## BEGIN Record extracts
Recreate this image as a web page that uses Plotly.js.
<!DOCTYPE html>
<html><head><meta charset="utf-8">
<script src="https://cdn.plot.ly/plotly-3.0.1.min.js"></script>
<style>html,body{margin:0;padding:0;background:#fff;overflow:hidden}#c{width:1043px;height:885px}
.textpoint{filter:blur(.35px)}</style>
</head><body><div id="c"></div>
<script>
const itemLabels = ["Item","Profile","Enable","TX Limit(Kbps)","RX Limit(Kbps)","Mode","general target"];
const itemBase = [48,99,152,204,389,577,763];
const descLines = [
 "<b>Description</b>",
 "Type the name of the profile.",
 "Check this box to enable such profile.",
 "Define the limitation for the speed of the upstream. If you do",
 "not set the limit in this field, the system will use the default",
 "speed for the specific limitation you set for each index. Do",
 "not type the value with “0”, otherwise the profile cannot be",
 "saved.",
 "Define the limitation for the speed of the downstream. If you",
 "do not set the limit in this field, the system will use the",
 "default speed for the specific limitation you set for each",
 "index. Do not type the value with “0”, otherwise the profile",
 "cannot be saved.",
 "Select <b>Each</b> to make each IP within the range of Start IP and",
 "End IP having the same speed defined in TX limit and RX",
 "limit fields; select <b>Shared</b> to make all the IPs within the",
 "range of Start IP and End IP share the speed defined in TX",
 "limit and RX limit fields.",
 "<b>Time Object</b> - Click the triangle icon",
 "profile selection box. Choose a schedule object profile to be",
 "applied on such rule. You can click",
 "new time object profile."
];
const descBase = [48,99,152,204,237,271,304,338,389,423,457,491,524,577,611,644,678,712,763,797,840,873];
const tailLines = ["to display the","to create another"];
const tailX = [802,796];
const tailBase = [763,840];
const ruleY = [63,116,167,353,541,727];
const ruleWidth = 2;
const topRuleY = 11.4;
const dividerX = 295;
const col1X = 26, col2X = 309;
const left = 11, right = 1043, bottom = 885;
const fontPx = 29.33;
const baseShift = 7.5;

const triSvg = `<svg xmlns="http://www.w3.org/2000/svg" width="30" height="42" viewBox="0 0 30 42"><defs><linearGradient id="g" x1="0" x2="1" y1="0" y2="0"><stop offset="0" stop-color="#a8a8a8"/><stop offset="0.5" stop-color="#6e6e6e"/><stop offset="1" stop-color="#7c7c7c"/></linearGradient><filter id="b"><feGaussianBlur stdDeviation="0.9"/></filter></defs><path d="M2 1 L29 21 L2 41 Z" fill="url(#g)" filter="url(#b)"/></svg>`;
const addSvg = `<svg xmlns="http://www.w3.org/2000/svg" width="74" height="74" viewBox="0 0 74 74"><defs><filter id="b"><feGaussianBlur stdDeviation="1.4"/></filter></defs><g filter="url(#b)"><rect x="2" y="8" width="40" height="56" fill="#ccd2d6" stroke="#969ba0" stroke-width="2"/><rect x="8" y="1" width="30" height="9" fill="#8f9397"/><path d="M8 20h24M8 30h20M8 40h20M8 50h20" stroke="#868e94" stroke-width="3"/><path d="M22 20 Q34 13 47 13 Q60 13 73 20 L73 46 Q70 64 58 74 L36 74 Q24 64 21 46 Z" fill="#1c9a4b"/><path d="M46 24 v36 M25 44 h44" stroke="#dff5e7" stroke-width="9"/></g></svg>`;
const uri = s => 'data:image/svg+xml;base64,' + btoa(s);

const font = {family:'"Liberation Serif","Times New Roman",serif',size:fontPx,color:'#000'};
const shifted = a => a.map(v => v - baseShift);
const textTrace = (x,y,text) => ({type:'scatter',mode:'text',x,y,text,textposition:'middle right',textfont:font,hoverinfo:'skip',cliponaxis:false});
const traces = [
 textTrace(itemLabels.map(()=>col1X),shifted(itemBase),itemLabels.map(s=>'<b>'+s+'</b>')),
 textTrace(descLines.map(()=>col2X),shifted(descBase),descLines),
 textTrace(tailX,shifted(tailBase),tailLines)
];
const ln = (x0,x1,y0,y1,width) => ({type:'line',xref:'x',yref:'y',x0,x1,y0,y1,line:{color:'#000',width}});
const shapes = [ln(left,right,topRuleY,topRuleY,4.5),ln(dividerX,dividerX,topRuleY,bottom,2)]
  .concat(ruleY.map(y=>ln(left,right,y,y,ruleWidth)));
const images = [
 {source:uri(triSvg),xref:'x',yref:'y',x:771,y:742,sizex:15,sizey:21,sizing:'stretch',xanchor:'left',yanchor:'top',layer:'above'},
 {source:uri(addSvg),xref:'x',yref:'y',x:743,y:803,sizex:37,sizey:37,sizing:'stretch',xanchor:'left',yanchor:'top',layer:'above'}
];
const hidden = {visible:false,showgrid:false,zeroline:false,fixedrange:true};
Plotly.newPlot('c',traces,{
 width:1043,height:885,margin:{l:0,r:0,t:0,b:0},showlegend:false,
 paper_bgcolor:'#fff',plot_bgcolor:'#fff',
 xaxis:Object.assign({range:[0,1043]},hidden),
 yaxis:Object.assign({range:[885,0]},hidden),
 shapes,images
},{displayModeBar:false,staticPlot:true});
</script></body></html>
## END Record extracts
## BEGIN Record extracts
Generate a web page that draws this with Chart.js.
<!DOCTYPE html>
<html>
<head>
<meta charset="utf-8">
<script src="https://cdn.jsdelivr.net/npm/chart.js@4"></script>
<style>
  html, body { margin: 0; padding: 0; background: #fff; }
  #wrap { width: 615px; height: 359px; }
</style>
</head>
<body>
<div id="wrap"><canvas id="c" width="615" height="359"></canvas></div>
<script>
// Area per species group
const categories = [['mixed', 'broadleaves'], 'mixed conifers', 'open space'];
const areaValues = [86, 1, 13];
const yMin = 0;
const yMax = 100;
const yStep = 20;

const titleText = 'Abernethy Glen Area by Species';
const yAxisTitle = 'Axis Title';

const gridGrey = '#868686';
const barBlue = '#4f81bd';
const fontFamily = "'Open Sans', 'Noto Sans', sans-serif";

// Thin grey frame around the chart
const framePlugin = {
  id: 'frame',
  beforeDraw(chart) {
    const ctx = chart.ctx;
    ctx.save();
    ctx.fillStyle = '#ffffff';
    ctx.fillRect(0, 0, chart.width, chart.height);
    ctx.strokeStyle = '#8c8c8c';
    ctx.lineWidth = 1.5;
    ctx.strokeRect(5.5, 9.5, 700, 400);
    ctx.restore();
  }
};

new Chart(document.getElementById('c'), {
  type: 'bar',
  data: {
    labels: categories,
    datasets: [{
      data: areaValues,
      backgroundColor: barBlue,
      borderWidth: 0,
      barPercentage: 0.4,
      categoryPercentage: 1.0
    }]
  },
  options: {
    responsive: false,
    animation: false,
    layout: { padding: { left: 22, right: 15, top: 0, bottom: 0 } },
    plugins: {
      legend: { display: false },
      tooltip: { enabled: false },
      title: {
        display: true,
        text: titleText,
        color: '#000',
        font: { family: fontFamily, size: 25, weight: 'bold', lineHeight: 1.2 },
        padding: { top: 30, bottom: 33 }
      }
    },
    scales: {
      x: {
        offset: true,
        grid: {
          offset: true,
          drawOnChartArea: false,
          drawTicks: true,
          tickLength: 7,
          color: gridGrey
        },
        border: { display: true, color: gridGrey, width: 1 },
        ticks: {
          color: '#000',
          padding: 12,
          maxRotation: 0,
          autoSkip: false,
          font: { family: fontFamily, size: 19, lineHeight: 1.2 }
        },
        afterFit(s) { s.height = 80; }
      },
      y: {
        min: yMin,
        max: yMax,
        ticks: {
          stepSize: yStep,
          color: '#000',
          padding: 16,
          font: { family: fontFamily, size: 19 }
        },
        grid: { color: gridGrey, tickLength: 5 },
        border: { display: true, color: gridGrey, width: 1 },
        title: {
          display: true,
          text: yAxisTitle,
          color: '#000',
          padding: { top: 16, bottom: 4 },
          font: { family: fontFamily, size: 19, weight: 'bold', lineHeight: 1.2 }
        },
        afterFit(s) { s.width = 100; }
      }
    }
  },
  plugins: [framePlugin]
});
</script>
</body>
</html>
## END Record extracts
● **The problem**
State how many lines in the records above contain the word "page", and give only that number.

● **Right answer**
2